Exercise:
Drop every picture. Then return, exactly, the lines from the beginning of the listing below through the one containing "eu_x = x[:len(eu_countries)]".

Data lines:
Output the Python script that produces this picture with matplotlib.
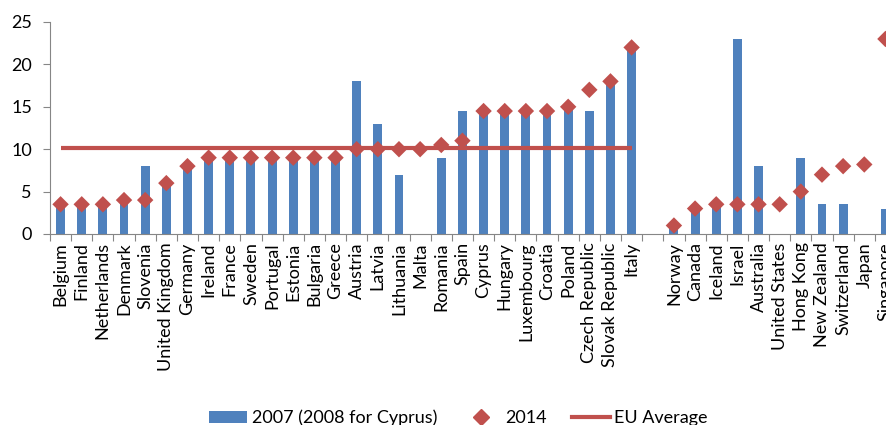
import numpy as np
import matplotlib
matplotlib.use("Agg")
import matplotlib.pyplot as plt
from matplotlib.lines import Line2D
from matplotlib.patches import Patch

plt.rcParams["font.family"] = ["Lato", "DejaVu Sans"]

# EU member states, then other economies (separated by one empty slot)
eu_countries = [
    "Belgium", "Finland", "Netherlands", "Denmark", "Slovenia", "United Kingdom",
    "Germany", "Ireland", "France", "Sweden", "Portugal", "Estonia", "Bulgaria",
    "Greece", "Austria", "Latvia", "Lithuania", "Malta", "Romania", "Spain",
    "Cyprus", "Hungary", "Luxembourg", "Croatia", "Poland", "Czech Republic",
    "Slovak Republic", "Italy",
]
other_countries = [
    "Norway", "Canada", "Iceland", "Israel", "Australia", "United States",
    "Hong Kong", "New Zealand", "Switzerland", "Japan", "Singapore",
]

# 2007 values (2008 for Cyprus); nan = not available
eu_2007 = [3.5, 3.5, 3.5, 4, 8, 6, 8, 9, 9, 9, 9, 9, 9, 9, 18, 13, 7, np.nan,
           9, 14.5, 14.5, 14.5, 14.5, 14.5, 15, 14.5, 18, 22]
other_2007 = [1, 3, 3.5, 23, 8, np.nan, 9, 3.5, 3.5, np.nan, 3]

eu_2014 = [3.5, 3.5, 3.5, 4, 4, 6, 8, 9, 9, 9, 9, 9, 9, 9, 10, 10, 10, 10,
           10.5, 11, 14.5, 14.5, 14.5, 14.5, 15, 17, 18, 22]
other_2014 = [1, 3, 3.5, 3.5, 3.5, 3.5, 5, 7, 8, 8.2, 23]

eu_average = 10.2

blue = "#4F81BD"
red = "#C0504D"
grey = "#868686"

labels = eu_countries + [""] + other_countries
vals_2007 = np.array(eu_2007 + [np.nan] + other_2007, dtype=float)
vals_2014 = np.array(eu_2014 + [np.nan] + other_2014, dtype=float)
x = np.arange(len(labels))
eu_x = x[:len(eu_countries)]

fig = plt.figure(figsize=(8.87, 4.25), dpi=100)
ax = fig.add_axes([50 / 887, 191 / 425, 846 / 887, 212 / 425])

ax.bar(x, np.nan_to_num(vals_2007), width=0.42, color=blue, zorder=2)
ax.plot([eu_x[0], eu_x[-1]], [eu_average, eu_average], color=red, lw=3,
        solid_capstyle="butt", zorder=3)
ax.scatter(x, vals_2014, marker="D", s=70, color=red, zorder=4,
           edgecolors="none", clip_on=False)

ax.set_xlim(-0.5, len(labels) - 0.5)
ax.set_ylim(0, 25)
ax.set_yticks(np.arange(0, 26, 5))
ax.tick_params(axis="y", direction="out", length=5, color=grey, labelsize=13,
               pad=8)

# tick marks on category boundaries, labels at category centres
ax.set_xticks(np.arange(-0.5, len(labels), 1.0))
ax.set_xticklabels([])
ax.tick_params(axis="x", which="major", direction="out", length=5, color=grey)
ax.set_xticks(x, minor=True)
ax.set_xticklabels(labels, minor=True, rotation=90, fontsize=13)
ax.tick_params(axis="x", which="minor", length=0, pad=6)

for side in ["top", "right"]:
    ax.spines[side].set_visible(False)
for side in ["left", "bottom"]:
    ax.spines[side].set_color(grey)

handles = [
    Patch(facecolor=blue, label="2007 (2008 for Cyprus)"),
    Line2D([], [], marker="D", color=red, ls="none", markersize=8,
           label="2014"),
    Line2D([], [], color=red, lw=3, label="EU Average"),
]
fig.legend(handles=handles, loc="center", bbox_to_anchor=(0.517, 0.016),
           ncol=3, frameon=False, fontsize=13, handlelength=2.1,
           columnspacing=1.4, handletextpad=0.25)

fig.savefig("out.png", dpi=100)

Result below:
Output the Python script that produces this picture with matplotlib.
import numpy as np
import matplotlib
matplotlib.use("Agg")
import matplotlib.pyplot as plt
from matplotlib.lines import Line2D
from matplotlib.patches import Patch

plt.rcParams["font.family"] = ["Lato", "DejaVu Sans"]

# EU member states, then other economies (separated by one empty slot)
eu_countries = [
    "Belgium", "Finland", "Netherlands", "Denmark", "Slovenia", "United Kingdom",
    "Germany", "Ireland", "France", "Sweden", "Portugal", "Estonia", "Bulgaria",
    "Greece", "Austria", "Latvia", "Lithuania", "Malta", "Romania", "Spain",
    "Cyprus", "Hungary", "Luxembourg", "Croatia", "Poland", "Czech Republic",
    "Slovak Republic", "Italy",
]
other_countries = [
    "Norway", "Canada", "Iceland", "Israel", "Australia", "United States",
    "Hong Kong", "New Zealand", "Switzerland", "Japan", "Singapore",
]

# 2007 values (2008 for Cyprus); nan = not available
eu_2007 = [3.5, 3.5, 3.5, 4, 8, 6, 8, 9, 9, 9, 9, 9, 9, 9, 18, 13, 7, np.nan,
           9, 14.5, 14.5, 14.5, 14.5, 14.5, 15, 14.5, 18, 22]
other_2007 = [1, 3, 3.5, 23, 8, np.nan, 9, 3.5, 3.5, np.nan, 3]

eu_2014 = [3.5, 3.5, 3.5, 4, 4, 6, 8, 9, 9, 9, 9, 9, 9, 9, 10, 10, 10, 10,
           10.5, 11, 14.5, 14.5, 14.5, 14.5, 15, 17, 18, 22]
other_2014 = [1, 3, 3.5, 3.5, 3.5, 3.5, 5, 7, 8, 8.2, 23]

eu_average = 10.2

blue = "#4F81BD"
red = "#C0504D"
grey = "#868686"

labels = eu_countries + [""] + other_countries
vals_2007 = np.array(eu_2007 + [np.nan] + other_2007, dtype=float)
vals_2014 = np.array(eu_2014 + [np.nan] + other_2014, dtype=float)
x = np.arange(len(labels))
eu_x = x[:len(eu_countries)]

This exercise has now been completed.